The rest of the Tribe are well and happy, and P is adamant that there will be no more kittens for a while, so we shall continue with a Gang of Four for the time being.

So we all wish you the compliments of the season,  and may your cats be gifted with dew kissed baby grouse in 2013.

jordancats on August 30th, 2012

Iggy on the Saab

We went away to Wales for a few days, and now we have returned, and it is now 19 days since Iggy has been seen or heard. We have to accept that he is gone, and it is very hard indeed.
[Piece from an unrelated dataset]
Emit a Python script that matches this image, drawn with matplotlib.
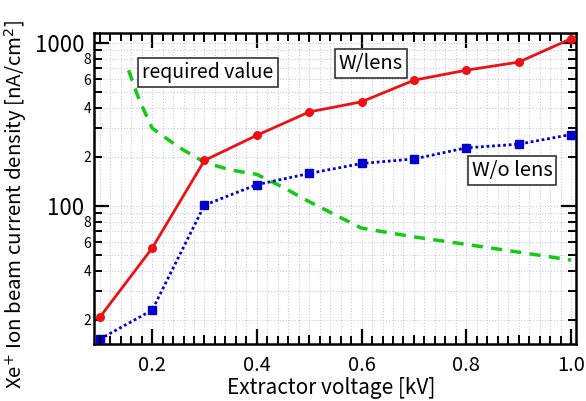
import numpy as np
import matplotlib
matplotlib.use('Agg')
import matplotlib.pyplot as plt
from matplotlib.ticker import MultipleLocator, LogLocator, FixedLocator, FuncFormatter

plt.rcParams['font.family'] = ['Noto Sans CJK JP', 'DejaVu Sans']

# 引出し電圧 [kV]
voltage = [0.1, 0.2, 0.3, 0.4, 0.5, 0.6, 0.7, 0.8, 0.9, 1.0]
w_lens = [20.7, 55, 190, 271, 377, 435, 590, 680, 762, 1060]
wo_lens = [15.2, 22.9, 101, 135, 158, 182, 194, 227, 239, 274]

# required value curve
req_x = [0.155, 0.175, 0.2, 0.25, 0.3, 0.35, 0.4, 0.45, 0.5, 0.55, 0.6, 0.7, 0.8, 0.9, 1.0]
req_y = [680, 450, 300, 230, 185, 166, 156, 130, 106, 88, 73, 64.5, 58, 52, 46.5]

fig = plt.figure(figsize=(5.86, 4.01), dpi=100)
ax = fig.add_axes([94/586, 1-344/401, 482/586, 311/401])

ax.plot(req_x, req_y, color='#11cc11', lw=2.5, ls=(0, (3.2, 2.4)), zorder=3)
ax.plot(voltage, wo_lens, color='#0000cc', lw=2, ls=(0, (1, 1)), marker='s', ms=5.5, zorder=4)
ax.plot(voltage, w_lens, color='#ee1111', lw=2, marker='o', ms=5.5, zorder=5)

ax.set_yscale('log')
ax.set_xlim(0.089, 1.0095)
ax.set_ylim(14.2, 1150)

# x ticks
ax.xaxis.set_major_locator(MultipleLocator(0.2))
ax.xaxis.set_minor_locator(MultipleLocator(0.02))
ax.xaxis.set_major_formatter(FuncFormatter(lambda v, p: '%.1f' % v))

# y ticks
def minor_label(v, p):
    d = int(round(v / 10 ** np.floor(np.log10(v) + 1e-9)))
    return str(d) if d in (2, 4, 6, 8) else ''

ax.yaxis.set_major_locator(FixedLocator([100, 1000]))
ax.yaxis.set_major_formatter(FuncFormatter(lambda v, p: '%d' % v))
ax.yaxis.set_minor_locator(LogLocator(base=10, subs=np.arange(2, 10)))
ax.yaxis.set_minor_formatter(FuncFormatter(minor_label))

ax.tick_params(which='both', direction='in', top=True, right=True)
ax.tick_params(axis='x', which='major', length=11, width=1.6, labelsize=14.5, pad=8)
ax.tick_params(axis='x', which='minor', length=6, width=1.4)
ax.tick_params(axis='y', which='major', length=11, width=1.6, labelsize=16, pad=7)
ax.tick_params(axis='y', which='minor', length=6, width=1.4, labelsize=10, pad=2)

# 0.1刻みの中目盛り
for xv in [0.1, 0.3, 0.5, 0.7, 0.9]:
    ax.plot([xv, xv], [0, 0.027], transform=ax.get_xaxis_transform(), color='black', lw=1.4, clip_on=False, zorder=6)
    ax.plot([xv, xv], [1, 1-0.027], transform=ax.get_xaxis_transform(), color='black', lw=1.4, clip_on=False, zorder=6)

ax.grid(which='both', color='#cacaee', ls=':', lw=0.8)
ax.set_axisbelow(True)
for s in ax.spines.values():
    s.set_linewidth(1.8)

box = dict(boxstyle='square,pad=0.2', fc='white', ec='#333333', lw=1.2)
ax.text(208, 401-72.5, 'required value', transform=None, fontsize=14, ha='center', va='center', bbox=box, zorder=7)
ax.text(371, 401-63.5, 'W/lens', transform=None, fontsize=14.5, ha='center', va='center', bbox=box, zorder=7)
ax.text(512, 401-170.5, 'W/o lens', transform=None, fontsize=14.5, ha='center', va='center', bbox=box, zorder=7)

fig.text(331.5/586, 1-388/401, 'Extractor voltage [kV]', fontsize=15, ha='center', va='center')
fig.text(16/586, 1-204/401, r'Xe$^{+}$ Ion beam current density [nA/cm$^{2}$]',
         fontsize=14.7, ha='center', va='center', rotation=90)

fig.savefig('out.png', dpi=100)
He would have been 14 years old yesterday, 28th August, and just typing that has made me weep again.

Igor, to give him his proper name, came to us at the beginning of December 1998, the first of several Bengals we have had the honour to live with. The breeder said his stripes would turn into spots – they never did really, but we didn’t care a jot. He had a beautiful face, with wise eyes.

He was a clever cat, who could work out things like who was making the red laser dot dance across the floor, and how to open the microwave. He was also defined by his dignity, which he never, ever lost even under the most adverse of conditions, such as making an unorthodox descent from the fridge, or having his spotty tum scritched (which he loved). We always described him to people as a cat of gravitas and distinction, and he had a real presence.

Iggy loved warmth, and could be found following the sun round the house, and hogging all the heat from the woodburning stove, sitting so close to its glass door that his fur was actually touching it.

He did, of course, lead a life of tragedy, as evinced by his constant rowling, but he bore it with fortitude.

Pete and I have lived with many cats over the years, and have loved them all, but Iggy stole my heart the day I met him, and I find it so hard not to have been with him at the end. Go well, my beloved Igpuss – and good hunting, free of pain and restored to splendour.